Think of all the people in your life. Your parents, your brothers and sisters, your uncles and aunts, your children, and all your friends. By all the current studies, roughly 25% of them will die of heart disease. That’s one in four.
Hard to imagine, right? We don’t mean to bum you out. But this is important: heart disease is the number one threat to health, for both men and women, and you need to know the facts about the risks and how to reduce it. We’ll be splitting the issue between men and women to focus more specifically on the unique challenges each face.
What is Heart Disease, Anyway?
Heart disease is a catch-all term for coronary heart disease, congestive heart failure, and congenital heart disease. The key to avoiding most heart diseases is to avoid blood clots in the arteries that circulate blood, or inflammation in the arteries, which prevent blood from carrying oxygen and energy to the heart.
There are a number of negative effects from these clogs, the worst of which is cardiac arrest. When you have a heart attack, it’s a race for treatment to clear out the blockage before it stops beating completely.
These blood clots are often caused by plaque build up. This build up starts from a young age: all that junk food you ate in your 20s will come back to haunt you in your 50s if you don’t take the proper steps for your health.

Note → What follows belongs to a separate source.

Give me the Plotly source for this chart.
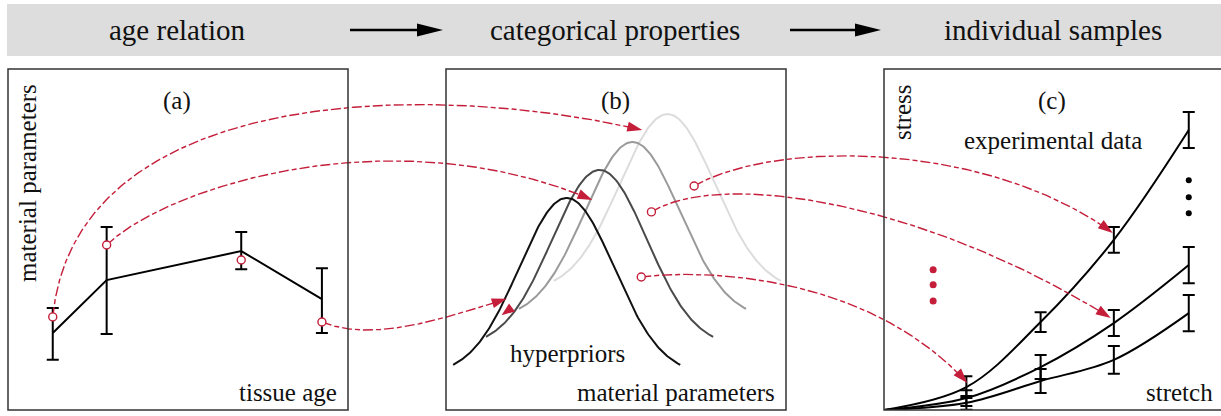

What are these proper steps? You probably know most of them already: it’s doing them that’s the hard part.
1) Avoid Tobacco
Incase it hasn’t been made clear enough by now: tobacco is a poison. There is no dosage that does not negatively impact your health. The chemicals in tobacco can damage your blood vessel and lead to arteries narrowing, which make heart attack more likely. Furthermore, the carbon monoxide from smoking tobacco replaces oxygen in your blood. That boosts your heart pressure (the speed at which blood circles your body to oxygenate all your cells), making your heart work harder and increasing your risk of an attack.
Even a few smokes a week are enough to cause a significantly higher chance of an attack, but the good news is that when you quit, your risk of heart disease steadily lowers over the next five years until it approaches close to that of non-smokers. No matter how long you’ve smoked, quitting is still something that has drastic benefits to your health.
2) Exercise
You don’t need to run marathons or lift weights to get the health benefits of being active. All it takes is 30 minutes of moderate activity a day, a few times a week. Your heart is a muscle, and giving it a workout makes it stronger and more efficient. Unlike higher blood pressure from things like smoking, when you exercise your heart isn’t racing to meet your normal oxygen needs: instead it’s spreading more oxygen than it normally does, and faster.
Exercise also helps you control your weight, which is one of the most highly correlated indicators of heart disease. The bigger you are, the more oxygen your body needs: after puberty, your heart does not grow bigger if the rest of you does. Every extra pound of flesh means more work for your heart, so staying fit is a great way to stay safe.
3) Eat Healthy
This metric is one of the hardest to keep to. We didn’t evolve in an environment where so much food of such variety was always available, so our body craves all the sugars and fats and salts it can get, without realizing the damage they do. The dos and don’ts are fairly simple however.
Avoid trans fats, which are found in deep fried fast food, bakery products, margarine, and anything that says “partially hydrogenated” on the nutrition label.
Eat more heart-healthy foods, like salmon, avocado, nuts, olives, fruits (not juices!), and vegetables that are rich in fiber. Many of these have the added bonus of helping you avoid cancer and diabetes.
And of course, watch your alcohol intake. Like tobacco, alcohol is a poison, and the body can’t process more than a drink or two a day before it begins to harm our system.
There are other ways to reduce your risk of heart disease, such as lowering stress and getting plenty of sleep, and as long as you ask your doctor every checkup what you can do to help improve your odds, and then follow their advice, you can avoid being part of that 1 in 4.